Тучи над Орлиными скалами сгущались. Немцы участили огневые налеты, засылали лазутчиков, диверсантов, переодетых в советскую военную форму. Враги не брезговали ничем — начиная от листовок, в которых обещали рай в плену, и кончая горючей жидкостью, сбрасываемой на леса и ущелья. И трудно было сказать — выстоит ли значительно поредевший батальон? Хватит ли отваги и мужества у его солдат?
Немец, сдавшийся в плен, сообщил о намерении Хардера форсировать горы до наступления холодов. На этот счет, заявил он, есть строгий приказ фюрера.
Пленный клялся, что он противник Гитлера и никогда не желал этой кровавой войны.
— Вы все коммунисты, когда попадаете в плен, — сердито бросил комбат.
— Да, я коммунист, хотя и не могу доказать этого.
— Боишься расстрела?
— Нет, — ответил немец. — Но это было бы крайне несправедливо.
— А то, что вы пришли к нам, что убиваете, грабите — это справедливо?
— Нет.
— Так почему же сразу не сдался? Тогда, в сорок первом… Почему?
— Это не так просто, как думает капитан, — с грустью в глазах ответил немец. — Я ждал случая. Я только солдат…
— Долго ждал! — комбат поднялся. — Еще что скажешь?
Немец подумал, повернулся к переводчику:
— Тот, кто наступает, в плен не сдается. А я сдался. Я не хочу победы Гитлеру.
Это уже было доводом. «Пожалуй, так», — подумал Колнобокий, но все-таки усомнился. Он не мог представить себе, как это вполне здоровый гитлеровец бросил оружие и поднял руки. Не подвох ли какой?

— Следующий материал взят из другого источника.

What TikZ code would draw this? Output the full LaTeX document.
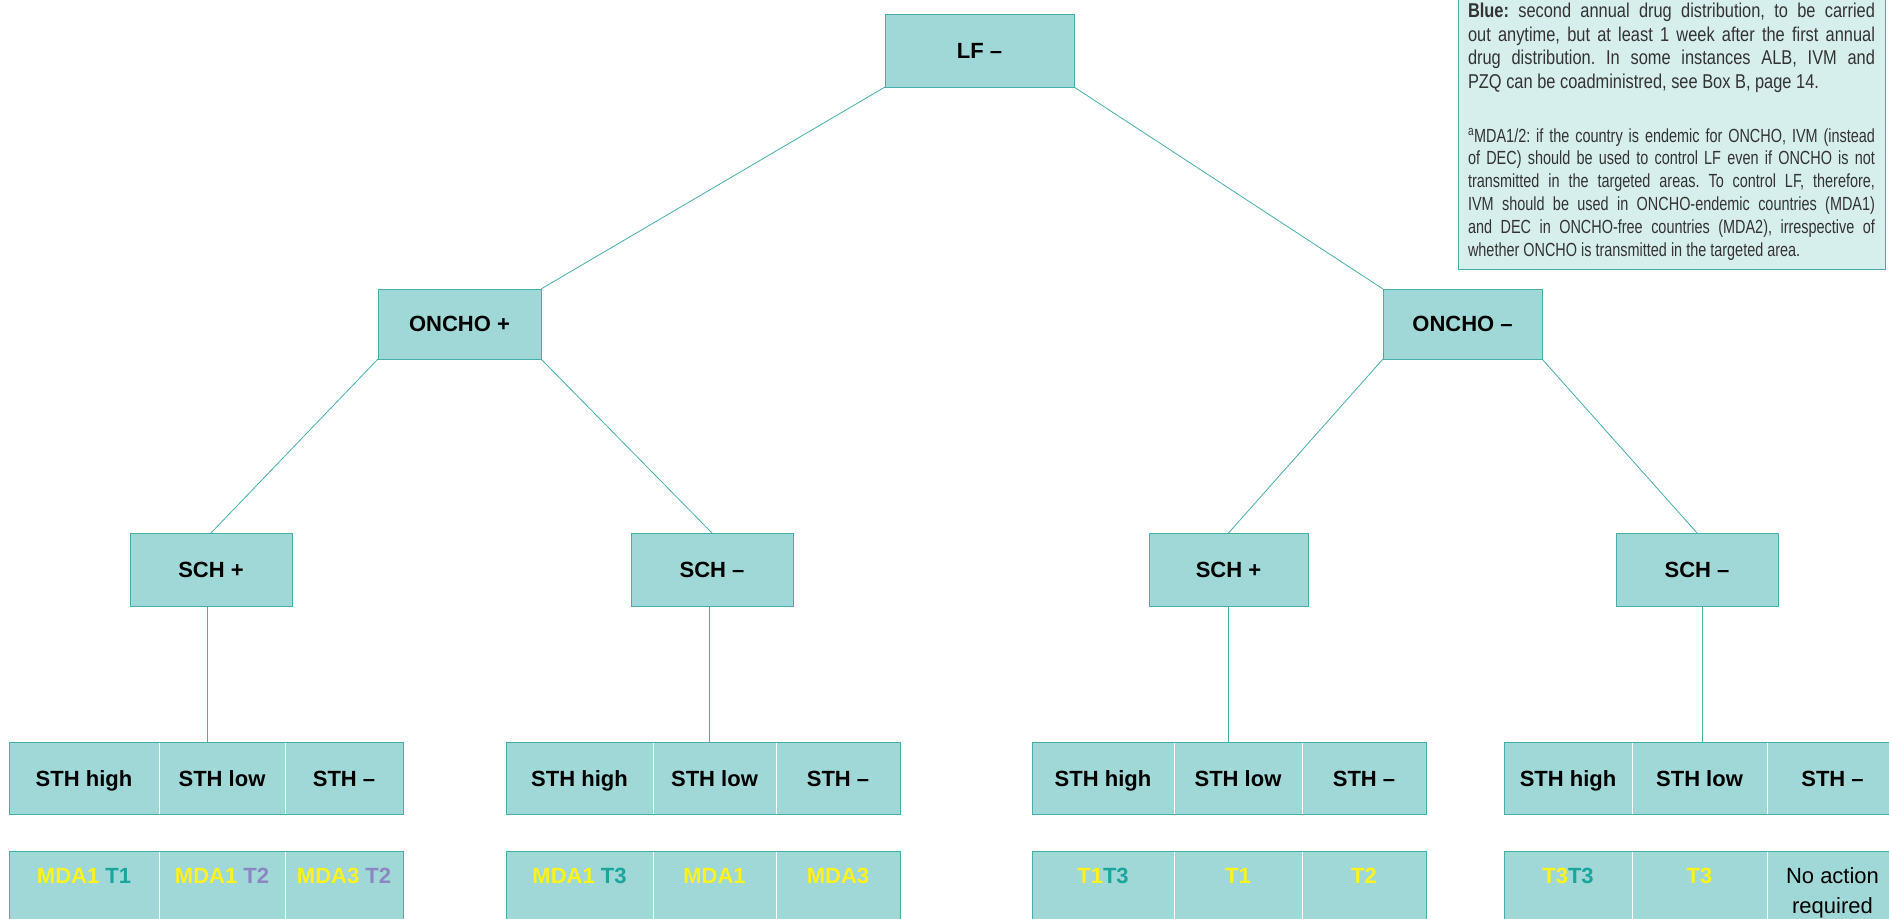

Вечером, пересчитав ящики с минами и узнав, сколько осталось патронов, комбат задумался. Заявление пленного о готовящемся наступлении фашистов все более тревожило его. Да, немцы рвутся на Южный Кавказ, к морю. Колнобокий еще раз допросил пленного и пришел к выводу — над Орлиными скалами нависла серьезная опасность. В тот же день он приказал отправить в тыл всех раненых, неспособных носить оружие. Тяжелораненых вынесли к самолету на носилках. Все, кто мог двигаться, отправились пешком. Эвакуация была необходима еще и потому, что батальон остался без врача: в санчасть угодила мина. Уцелевший фельдшер — молодой, неопытный, не мог справиться с лечением солдат. Здесь, на поле боя, вдалеке от госпиталя, требовался хороший врач, хирург. Хирург на войне — первый лекарь.
…Молча шагал впереди раненых Степан Донцов. Правая рука на подвязке. В левой — крепкий дубовый костыль. Это, чтобы не упасть. А случится — и для обороны. Оружие пришлось оставить: на переднем крае оно нужнее. Недели, проведенные в Орлиных скалах, наложили отпечаток и на его крепкое здоровье. Землисто-серым стало лицо, синие круги появились под глазами. У рта — глубокие складки, которых не скрывают отросшие густые усы. У него, как и у других раненых, есть немного сухарей, но их вряд ли хватит до конца пути. Впрочем, это не пугает Степана. Как-нибудь прокормятся, дойдут! Несмотря на усталость, он улыбается, шутит: усталость про себя, а шутка — для всех! Да и как же иначе? Он, Донцов, отвечает за раненых. Он — и никто другой — обязан привести их в Сухуми. Так приказал комбат.